WHAT IS NEEDED:
Exact reproduction of the data is required, with images excluded.

RECORDED DATA:
● ● ●

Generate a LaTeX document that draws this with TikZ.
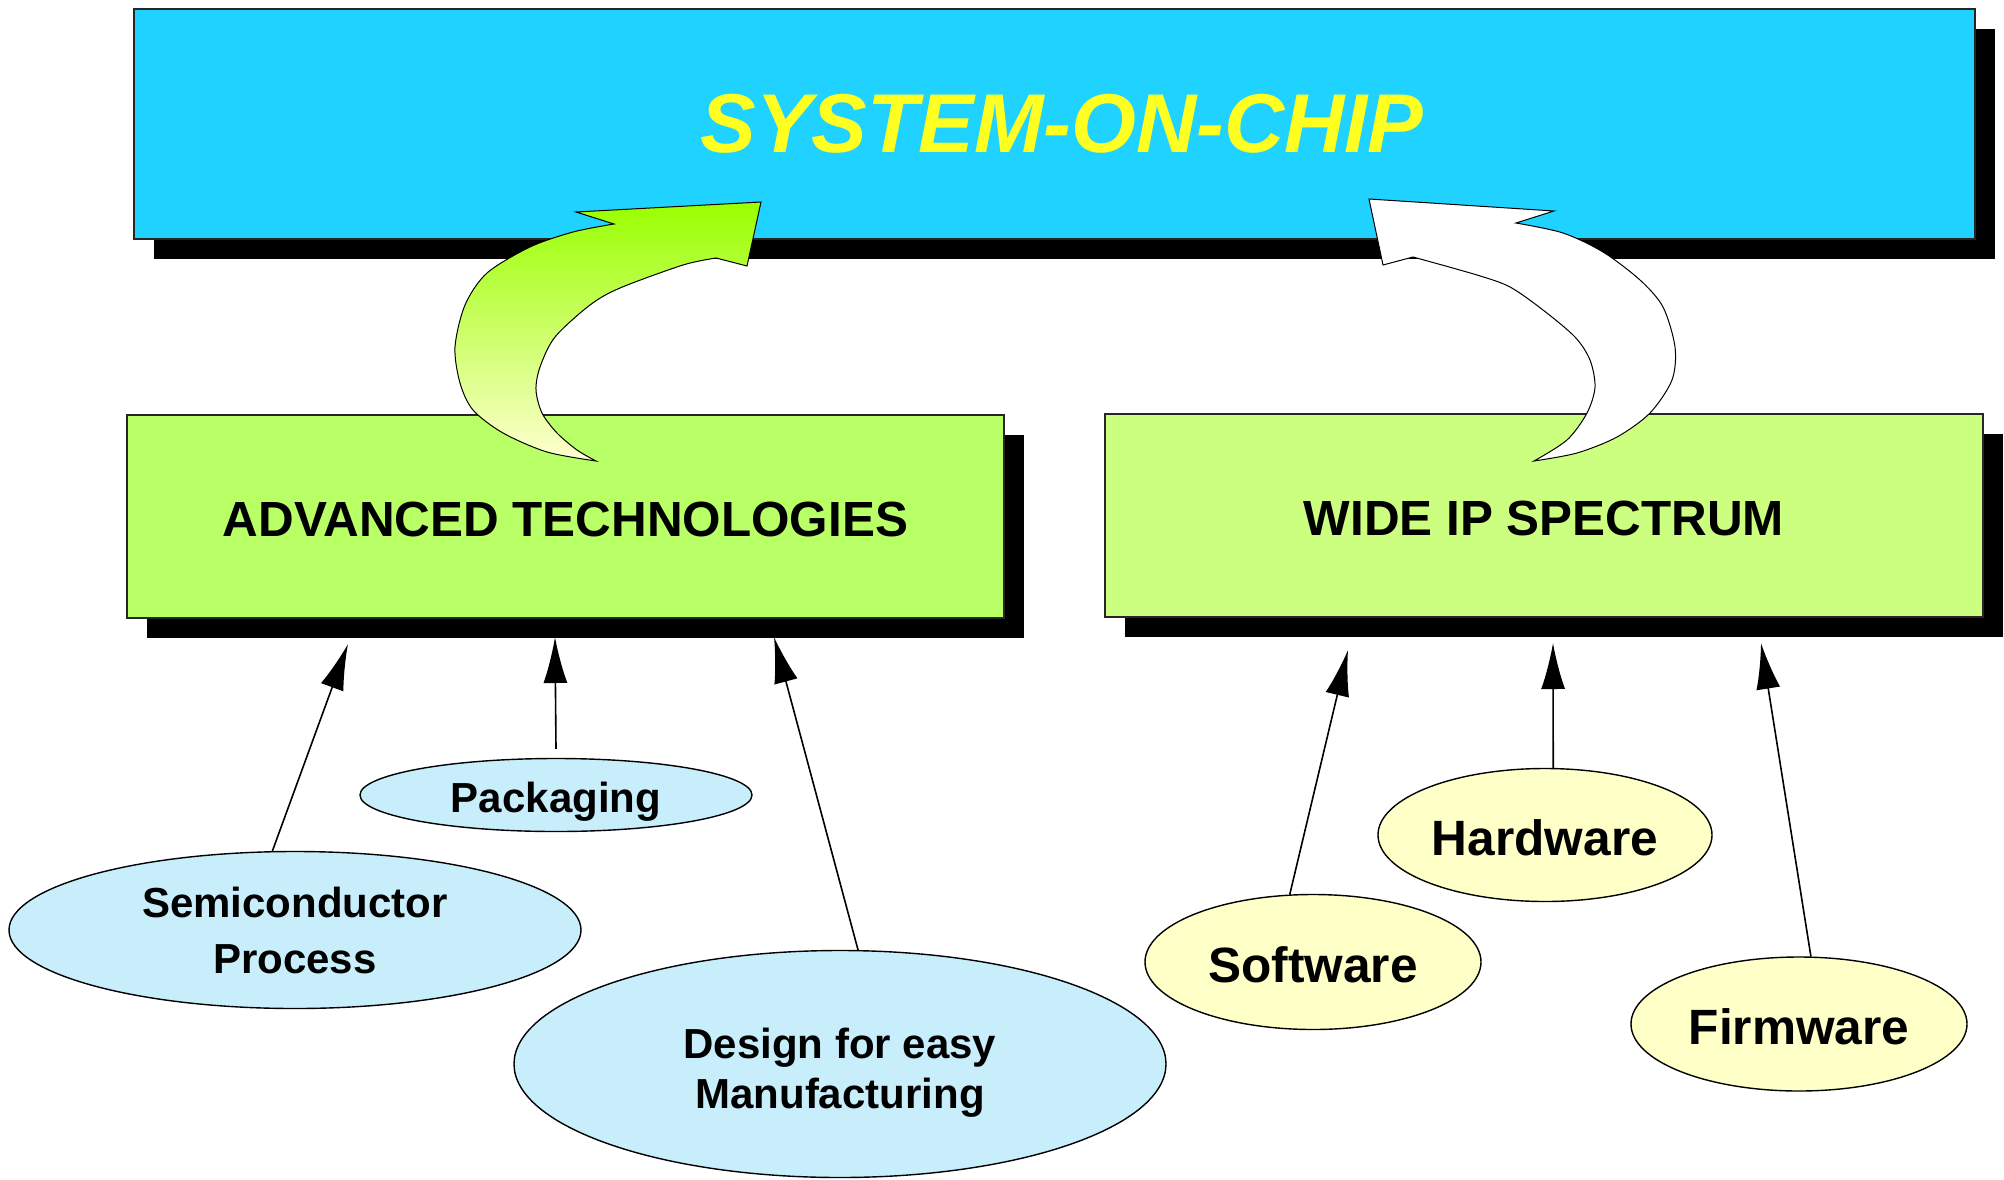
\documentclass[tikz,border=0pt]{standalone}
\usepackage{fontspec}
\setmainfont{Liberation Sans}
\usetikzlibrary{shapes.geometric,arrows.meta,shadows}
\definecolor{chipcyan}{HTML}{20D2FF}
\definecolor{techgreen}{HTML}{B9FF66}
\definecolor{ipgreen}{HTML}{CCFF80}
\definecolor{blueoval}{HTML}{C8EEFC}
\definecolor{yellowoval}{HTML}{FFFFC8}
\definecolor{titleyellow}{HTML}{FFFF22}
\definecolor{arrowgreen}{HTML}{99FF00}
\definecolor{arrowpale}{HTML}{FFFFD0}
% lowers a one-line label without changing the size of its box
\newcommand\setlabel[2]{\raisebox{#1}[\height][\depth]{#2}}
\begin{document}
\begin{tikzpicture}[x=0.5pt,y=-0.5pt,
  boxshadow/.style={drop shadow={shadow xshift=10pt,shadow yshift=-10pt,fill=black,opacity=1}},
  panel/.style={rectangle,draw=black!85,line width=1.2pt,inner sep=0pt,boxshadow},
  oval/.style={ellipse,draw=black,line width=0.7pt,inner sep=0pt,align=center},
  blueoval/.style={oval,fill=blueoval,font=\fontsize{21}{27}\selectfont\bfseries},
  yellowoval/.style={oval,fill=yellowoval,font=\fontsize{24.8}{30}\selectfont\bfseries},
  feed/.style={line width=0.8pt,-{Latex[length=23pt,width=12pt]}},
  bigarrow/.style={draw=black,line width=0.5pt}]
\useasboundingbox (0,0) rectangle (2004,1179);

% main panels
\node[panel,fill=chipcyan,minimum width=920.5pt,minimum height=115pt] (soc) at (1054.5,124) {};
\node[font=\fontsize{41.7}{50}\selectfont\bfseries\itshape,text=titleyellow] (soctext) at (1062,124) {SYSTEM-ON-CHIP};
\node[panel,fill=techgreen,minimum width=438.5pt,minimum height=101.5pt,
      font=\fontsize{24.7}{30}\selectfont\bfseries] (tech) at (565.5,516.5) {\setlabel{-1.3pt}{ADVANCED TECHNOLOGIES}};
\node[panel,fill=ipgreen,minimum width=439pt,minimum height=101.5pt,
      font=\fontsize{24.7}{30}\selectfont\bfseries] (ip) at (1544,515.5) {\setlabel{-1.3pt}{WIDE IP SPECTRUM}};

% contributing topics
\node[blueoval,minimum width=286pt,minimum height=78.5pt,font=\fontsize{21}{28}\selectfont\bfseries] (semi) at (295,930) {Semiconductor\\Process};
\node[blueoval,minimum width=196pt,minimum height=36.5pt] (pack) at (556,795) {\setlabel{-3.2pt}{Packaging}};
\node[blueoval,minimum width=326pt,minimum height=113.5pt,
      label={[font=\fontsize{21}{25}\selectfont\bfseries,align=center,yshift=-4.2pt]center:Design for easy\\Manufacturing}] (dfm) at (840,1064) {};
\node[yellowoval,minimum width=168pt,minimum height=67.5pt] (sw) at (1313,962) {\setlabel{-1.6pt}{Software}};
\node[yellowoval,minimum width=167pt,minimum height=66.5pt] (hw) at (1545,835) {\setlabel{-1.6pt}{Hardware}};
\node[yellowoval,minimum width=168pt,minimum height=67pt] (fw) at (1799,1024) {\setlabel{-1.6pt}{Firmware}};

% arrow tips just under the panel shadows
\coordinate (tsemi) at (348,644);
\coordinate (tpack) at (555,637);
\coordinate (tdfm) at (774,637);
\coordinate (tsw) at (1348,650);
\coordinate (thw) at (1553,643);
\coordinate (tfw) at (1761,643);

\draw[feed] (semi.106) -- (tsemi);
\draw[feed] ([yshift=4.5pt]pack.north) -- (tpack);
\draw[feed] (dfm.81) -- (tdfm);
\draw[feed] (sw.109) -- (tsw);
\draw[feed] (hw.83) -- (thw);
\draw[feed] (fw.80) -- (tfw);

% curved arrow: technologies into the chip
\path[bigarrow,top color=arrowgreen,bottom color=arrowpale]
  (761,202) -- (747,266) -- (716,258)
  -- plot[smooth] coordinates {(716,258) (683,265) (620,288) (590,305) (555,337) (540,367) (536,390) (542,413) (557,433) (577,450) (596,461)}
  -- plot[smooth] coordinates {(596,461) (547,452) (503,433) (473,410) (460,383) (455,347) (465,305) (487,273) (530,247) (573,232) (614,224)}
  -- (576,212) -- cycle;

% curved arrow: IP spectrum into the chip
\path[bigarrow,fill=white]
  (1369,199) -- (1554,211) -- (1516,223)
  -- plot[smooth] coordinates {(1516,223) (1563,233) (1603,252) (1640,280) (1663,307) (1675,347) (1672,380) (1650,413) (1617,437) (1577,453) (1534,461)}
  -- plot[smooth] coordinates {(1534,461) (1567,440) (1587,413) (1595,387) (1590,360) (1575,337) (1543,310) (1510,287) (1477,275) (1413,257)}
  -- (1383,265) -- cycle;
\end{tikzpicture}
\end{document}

● ● ●

ANSWER IN FULL:
Generate a LaTeX document that draws this with TikZ.
\documentclass[tikz,border=0pt]{standalone}
\usepackage{fontspec}
\setmainfont{Liberation Sans}
\usetikzlibrary{shapes.geometric,arrows.meta,shadows}
\definecolor{chipcyan}{HTML}{20D2FF}
\definecolor{techgreen}{HTML}{B9FF66}
\definecolor{ipgreen}{HTML}{CCFF80}
\definecolor{blueoval}{HTML}{C8EEFC}
\definecolor{yellowoval}{HTML}{FFFFC8}
\definecolor{titleyellow}{HTML}{FFFF22}
\definecolor{arrowgreen}{HTML}{99FF00}
\definecolor{arrowpale}{HTML}{FFFFD0}
% lowers a one-line label without changing the size of its box
\newcommand\setlabel[2]{\raisebox{#1}[\height][\depth]{#2}}
\begin{document}
\begin{tikzpicture}[x=0.5pt,y=-0.5pt,
  boxshadow/.style={drop shadow={shadow xshift=10pt,shadow yshift=-10pt,fill=black,opacity=1}},
  panel/.style={rectangle,draw=black!85,line width=1.2pt,inner sep=0pt,boxshadow},
  oval/.style={ellipse,draw=black,line width=0.7pt,inner sep=0pt,align=center},
  blueoval/.style={oval,fill=blueoval,font=\fontsize{21}{27}\selectfont\bfseries},
  yellowoval/.style={oval,fill=yellowoval,font=\fontsize{24.8}{30}\selectfont\bfseries},
  feed/.style={line width=0.8pt,-{Latex[length=23pt,width=12pt]}},
  bigarrow/.style={draw=black,line width=0.5pt}]
\useasboundingbox (0,0) rectangle (2004,1179);

% main panels
\node[panel,fill=chipcyan,minimum width=920.5pt,minimum height=115pt] (soc) at (1054.5,124) {};
\node[font=\fontsize{41.7}{50}\selectfont\bfseries\itshape,text=titleyellow] (soctext) at (1062,124) {SYSTEM-ON-CHIP};
\node[panel,fill=techgreen,minimum width=438.5pt,minimum height=101.5pt,
      font=\fontsize{24.7}{30}\selectfont\bfseries] (tech) at (565.5,516.5) {\setlabel{-1.3pt}{ADVANCED TECHNOLOGIES}};
\node[panel,fill=ipgreen,minimum width=439pt,minimum height=101.5pt,
      font=\fontsize{24.7}{30}\selectfont\bfseries] (ip) at (1544,515.5) {\setlabel{-1.3pt}{WIDE IP SPECTRUM}};

% contributing topics
\node[blueoval,minimum width=286pt,minimum height=78.5pt,font=\fontsize{21}{28}\selectfont\bfseries] (semi) at (295,930) {Semiconductor\\Process};
\node[blueoval,minimum width=196pt,minimum height=36.5pt] (pack) at (556,795) {\setlabel{-3.2pt}{Packaging}};
\node[blueoval,minimum width=326pt,minimum height=113.5pt,
      label={[font=\fontsize{21}{25}\selectfont\bfseries,align=center,yshift=-4.2pt]center:Design for easy\\Manufacturing}] (dfm) at (840,1064) {};
\node[yellowoval,minimum width=168pt,minimum height=67.5pt] (sw) at (1313,962) {\setlabel{-1.6pt}{Software}};
\node[yellowoval,minimum width=167pt,minimum height=66.5pt] (hw) at (1545,835) {\setlabel{-1.6pt}{Hardware}};
\node[yellowoval,minimum width=168pt,minimum height=67pt] (fw) at (1799,1024) {\setlabel{-1.6pt}{Firmware}};

% arrow tips just under the panel shadows
\coordinate (tsemi) at (348,644);
\coordinate (tpack) at (555,637);
\coordinate (tdfm) at (774,637);
\coordinate (tsw) at (1348,650);
\coordinate (thw) at (1553,643);
\coordinate (tfw) at (1761,643);

\draw[feed] (semi.106) -- (tsemi);
\draw[feed] ([yshift=4.5pt]pack.north) -- (tpack);
\draw[feed] (dfm.81) -- (tdfm);
\draw[feed] (sw.109) -- (tsw);
\draw[feed] (hw.83) -- (thw);
\draw[feed] (fw.80) -- (tfw);

% curved arrow: technologies into the chip
\path[bigarrow,top color=arrowgreen,bottom color=arrowpale]
  (761,202) -- (747,266) -- (716,258)
  -- plot[smooth] coordinates {(716,258) (683,265) (620,288) (590,305) (555,337) (540,367) (536,390) (542,413) (557,433) (577,450) (596,461)}
  -- plot[smooth] coordinates {(596,461) (547,452) (503,433) (473,410) (460,383) (455,347) (465,305) (487,273) (530,247) (573,232) (614,224)}
  -- (576,212) -- cycle;

% curved arrow: IP spectrum into the chip
\path[bigarrow,fill=white]
  (1369,199) -- (1554,211) -- (1516,223)
  -- plot[smooth] coordinates {(1516,223) (1563,233) (1603,252) (1640,280) (1663,307) (1675,347) (1672,380) (1650,413) (1617,437) (1577,453) (1534,461)}
  -- plot[smooth] coordinates {(1534,461) (1567,440) (1587,413) (1595,387) (1590,360) (1575,337) (1543,310) (1510,287) (1477,275) (1413,257)}
  -- (1383,265) -- cycle;
\end{tikzpicture}
\end{document}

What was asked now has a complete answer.